▶ _Work instructions_: Count how many lines hold the word "with" and give that number as the whole answer.

▶ _Records shown_:
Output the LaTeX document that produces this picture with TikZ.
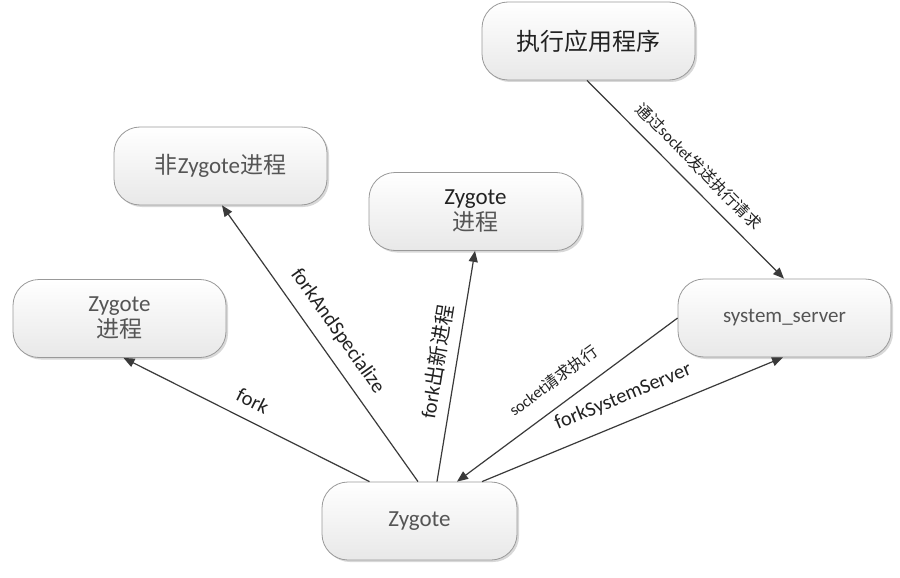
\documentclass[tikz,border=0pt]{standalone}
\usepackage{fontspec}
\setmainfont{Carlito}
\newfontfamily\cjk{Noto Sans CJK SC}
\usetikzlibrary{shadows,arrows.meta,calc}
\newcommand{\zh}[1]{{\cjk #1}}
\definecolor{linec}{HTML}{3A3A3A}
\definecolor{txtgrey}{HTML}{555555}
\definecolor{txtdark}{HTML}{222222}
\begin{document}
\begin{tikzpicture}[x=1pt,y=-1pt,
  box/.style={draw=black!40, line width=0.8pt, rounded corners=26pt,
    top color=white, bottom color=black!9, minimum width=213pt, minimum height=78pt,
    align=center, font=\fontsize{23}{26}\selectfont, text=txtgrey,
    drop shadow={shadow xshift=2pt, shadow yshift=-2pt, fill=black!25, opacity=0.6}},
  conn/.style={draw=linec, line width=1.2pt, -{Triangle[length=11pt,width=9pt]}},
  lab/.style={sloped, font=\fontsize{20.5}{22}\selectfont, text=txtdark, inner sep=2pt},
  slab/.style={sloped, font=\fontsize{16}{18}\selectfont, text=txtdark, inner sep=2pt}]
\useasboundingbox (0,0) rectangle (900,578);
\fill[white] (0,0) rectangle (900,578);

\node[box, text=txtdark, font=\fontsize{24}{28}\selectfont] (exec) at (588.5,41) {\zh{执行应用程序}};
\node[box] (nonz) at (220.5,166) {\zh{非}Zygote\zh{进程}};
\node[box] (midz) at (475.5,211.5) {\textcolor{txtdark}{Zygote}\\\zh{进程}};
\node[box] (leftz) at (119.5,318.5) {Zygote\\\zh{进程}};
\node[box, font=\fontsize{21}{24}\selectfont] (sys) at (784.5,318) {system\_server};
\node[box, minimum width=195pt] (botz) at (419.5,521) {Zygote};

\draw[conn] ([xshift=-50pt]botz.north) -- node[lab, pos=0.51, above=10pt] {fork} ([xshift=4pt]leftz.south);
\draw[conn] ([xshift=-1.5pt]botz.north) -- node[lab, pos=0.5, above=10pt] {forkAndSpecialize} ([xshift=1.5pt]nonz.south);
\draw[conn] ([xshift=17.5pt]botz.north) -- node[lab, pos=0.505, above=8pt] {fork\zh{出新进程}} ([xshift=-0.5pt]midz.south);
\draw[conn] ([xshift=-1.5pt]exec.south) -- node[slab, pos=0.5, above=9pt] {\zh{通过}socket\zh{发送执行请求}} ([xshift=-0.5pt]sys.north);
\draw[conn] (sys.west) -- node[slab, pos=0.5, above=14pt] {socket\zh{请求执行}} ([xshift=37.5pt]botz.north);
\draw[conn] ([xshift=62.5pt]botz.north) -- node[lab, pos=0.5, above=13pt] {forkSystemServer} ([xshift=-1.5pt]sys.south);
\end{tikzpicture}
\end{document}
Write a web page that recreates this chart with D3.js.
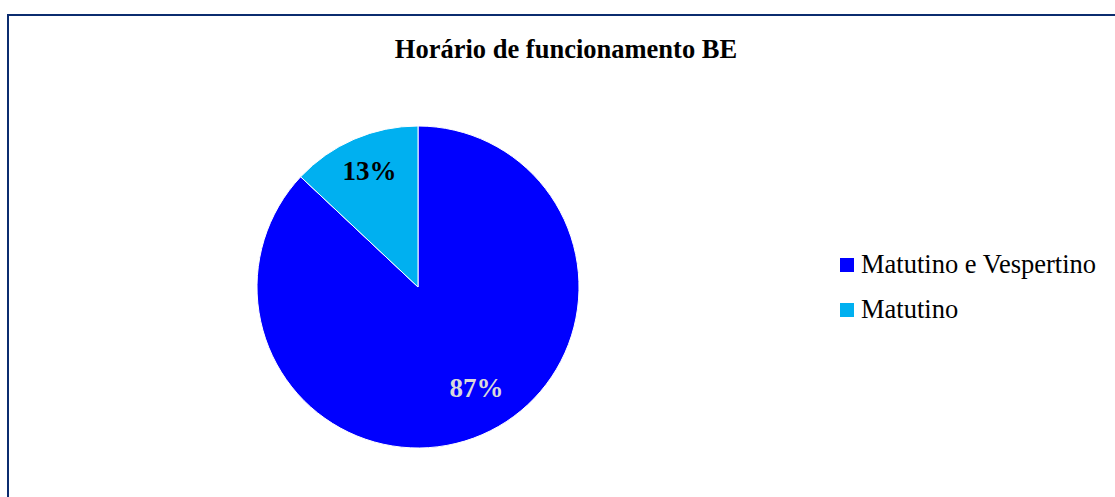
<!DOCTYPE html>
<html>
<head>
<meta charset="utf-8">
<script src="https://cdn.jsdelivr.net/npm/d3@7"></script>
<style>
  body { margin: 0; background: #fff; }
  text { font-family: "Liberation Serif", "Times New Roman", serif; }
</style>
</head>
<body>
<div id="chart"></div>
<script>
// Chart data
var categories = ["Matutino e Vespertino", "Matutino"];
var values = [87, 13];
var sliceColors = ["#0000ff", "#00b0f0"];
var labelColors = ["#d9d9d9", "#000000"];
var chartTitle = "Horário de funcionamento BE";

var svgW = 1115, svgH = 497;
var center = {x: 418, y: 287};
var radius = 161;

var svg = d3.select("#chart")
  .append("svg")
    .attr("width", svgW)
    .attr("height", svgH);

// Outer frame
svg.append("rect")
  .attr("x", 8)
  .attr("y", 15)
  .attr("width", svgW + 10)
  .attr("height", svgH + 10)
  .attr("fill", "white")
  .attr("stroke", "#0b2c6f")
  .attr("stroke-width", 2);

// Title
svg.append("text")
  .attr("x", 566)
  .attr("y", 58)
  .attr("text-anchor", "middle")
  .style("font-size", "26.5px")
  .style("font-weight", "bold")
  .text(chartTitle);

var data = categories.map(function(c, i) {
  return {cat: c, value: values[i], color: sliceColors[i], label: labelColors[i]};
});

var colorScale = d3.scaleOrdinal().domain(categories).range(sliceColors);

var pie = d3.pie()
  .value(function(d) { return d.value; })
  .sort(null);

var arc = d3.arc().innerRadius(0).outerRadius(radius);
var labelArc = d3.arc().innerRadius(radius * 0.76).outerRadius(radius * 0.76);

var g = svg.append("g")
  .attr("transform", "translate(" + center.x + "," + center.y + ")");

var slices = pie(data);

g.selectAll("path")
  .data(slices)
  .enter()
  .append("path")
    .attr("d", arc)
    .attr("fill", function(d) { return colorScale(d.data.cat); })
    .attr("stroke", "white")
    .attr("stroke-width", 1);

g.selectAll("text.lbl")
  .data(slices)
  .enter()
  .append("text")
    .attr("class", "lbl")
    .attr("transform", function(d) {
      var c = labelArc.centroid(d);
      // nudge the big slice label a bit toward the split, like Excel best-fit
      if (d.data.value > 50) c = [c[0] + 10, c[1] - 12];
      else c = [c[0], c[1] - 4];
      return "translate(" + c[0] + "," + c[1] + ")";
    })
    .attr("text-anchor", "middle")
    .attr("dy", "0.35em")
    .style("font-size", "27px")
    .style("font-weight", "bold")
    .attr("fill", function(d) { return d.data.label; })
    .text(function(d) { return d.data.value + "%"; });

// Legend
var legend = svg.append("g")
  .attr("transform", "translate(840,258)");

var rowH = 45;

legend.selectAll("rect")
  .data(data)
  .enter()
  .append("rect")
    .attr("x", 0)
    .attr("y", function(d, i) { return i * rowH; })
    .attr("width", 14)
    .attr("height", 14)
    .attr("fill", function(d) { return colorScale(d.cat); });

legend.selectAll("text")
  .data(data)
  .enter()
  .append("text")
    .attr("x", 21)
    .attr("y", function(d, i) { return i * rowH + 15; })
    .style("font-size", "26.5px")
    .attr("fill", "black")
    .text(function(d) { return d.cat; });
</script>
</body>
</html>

▶ _Expected answer_: 2